Sound like anything in your career? We can use better techniques and build more effective tools to help us better answer questions.
Not surprisingly much of what I said here is part of the reason why the big bang, as a concept, is very problematic for many people to deal with. I personally find the big bang conceptually interesting because it might highlight one of those situations where we, as humans, simply have trouble coming to grips with it. We are three-dimensional creatures that have evolved on a world of relatively moderate temperature ranges, with relatively slow velocities being the norm, and where not only do we perceive a “direction” to time, but that concept of direction imposes causality: an ordering that suggests all effects must have causes and those causes must come before those effects.

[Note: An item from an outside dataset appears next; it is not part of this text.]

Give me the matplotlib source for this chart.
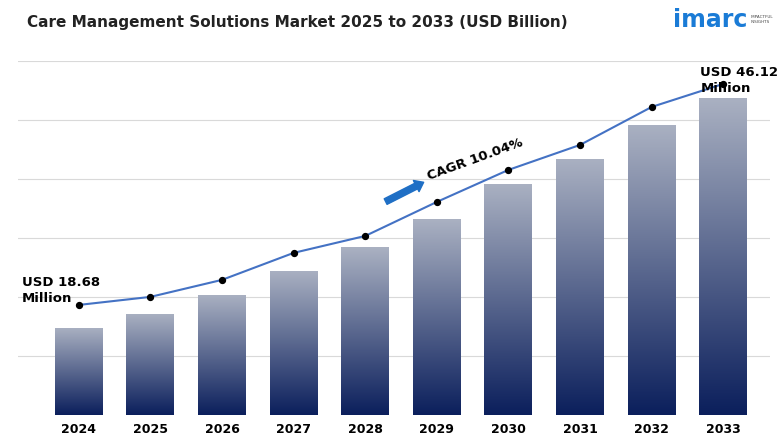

If something out there does not conform to the conceptual framework that our evolutionary baggage has placed us in, it often becomes difficult to understand that concept or even to accept that perhaps we cannot truly understand that concept. In other words, discounting the notion of the big bang just because scientists cannot answer “what came before the big bang” or “what caused the big bang” is not a very tenable position to hold necessarily. And yet if it is demonstrably the case that all of our current physical models break down at the “big bang event”, then scientists must realize that the epistemological ground upon which they stake their flag can seem a bit shaky to some people.
That is then perhaps the human pathos: the ability to question but without the ability to always understand the answers to the question or even when to recognize that an answer might not apply.

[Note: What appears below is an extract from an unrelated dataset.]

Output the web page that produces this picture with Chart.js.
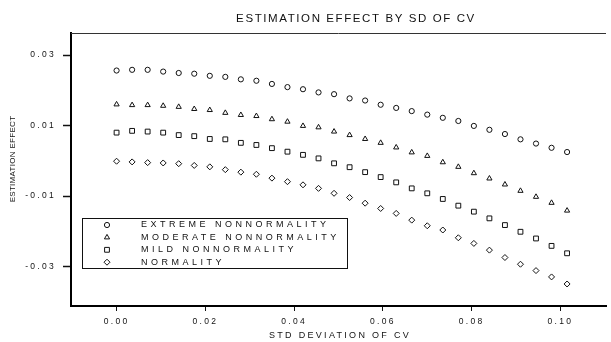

Maybe this is what Douglas Adams was “teaching” us with The Hitchhiker’s Guide to the Galaxy in a roundabout way. After all, in those stories the answer to “life, the universe and everything” was 42. The problem was that no one understood the question. Here we know the question(s). But we are not entirely certain what the answers are or if any answers are even possible or, even if we assume answers are possible, that they would even make sense to us and thus be recognized or accepted as answers.

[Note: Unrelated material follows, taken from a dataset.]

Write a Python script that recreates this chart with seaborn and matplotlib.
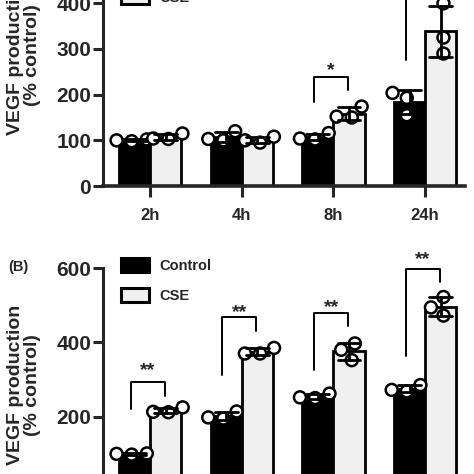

There have to be parallels there to your career in the software field, yes? Notice, however, that everything hinges on our ability not to answer questions, but rather to seek them out in the first place; to determine when questions make sense, when the limits of our knowledge have been reached, when what we are learning cannot constitute knowledge but rather just bits of information.
All of this pondering reminds me of the words of Steven Weinberg:
The effort to understand the universe is one of the very few things that lifts human life a little above the level of farce, and gives it some of the grace of tragedy.
I guess I’ll conclude by saying that this post is provided “as-is”, without any expressed or implied warranty of any kind, including warranties of spiritual harmony or metaphysical understanding. I am not liable for any existential angst nor I am accountable for any epistemological and/or ontological confusion you may feel upon completion of this post. As always, reality is up to those who define what is real, and the observer always affects the observed. Quaerendo invenietis.